11.7.3. Reducing wireup time
Open MPI’s run-time uses an out-of-band (OOB) communication
subsystem to pass messages during the launch, initialization, and
termination stages for the job. These messages allow mpirun
to tell
its daemons what processes to launch, and allow the daemons in turn to
forward stdio to mpirun
, update mpirun
on process status, etc.
The OOB uses TCP sockets for its communication, with each daemon
opening a socket back to mpirun
upon startup. In a large cluster,
this can mean thousands of connections being formed on the node where
mpirun
resides, and requires that mpirun
actually process all
these connection requests. mpirun
defaults to processing
connection requests sequentially — so on large clusters, a
backlog can be created that can cause remote daemons to timeout
waiting for a response.
Fortunately, Open MPI provides an alternative mechanism for processing
connection requests that helps alleviate this problem. Setting the MCA
parameter oob_tcp_listen_mode
to listen_thread
causes
mpirun
to startup a separate thread dedicated to responding to
connection requests.

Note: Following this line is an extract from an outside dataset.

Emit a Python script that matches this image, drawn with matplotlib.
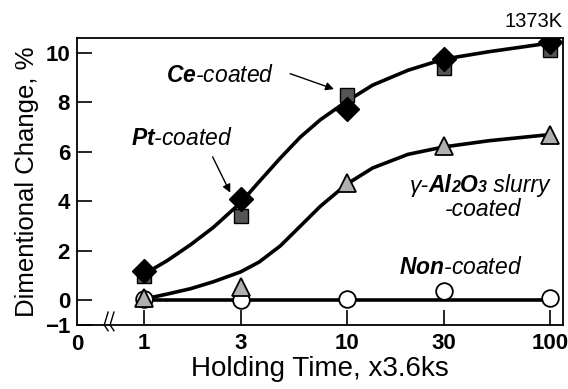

Thus, remote daemons receive a quick response to
their connection request, allowing mpirun
to deal with the message
as soon as possible.
Error
TODO This seems very out of date. We should have content about PMIx instant on.
This parameter can be included in the default MCA parameter file,
placed in the user’s environment, or added to the mpirun
command
line. See this FAQ entry
for more details on how to set MCA parameters.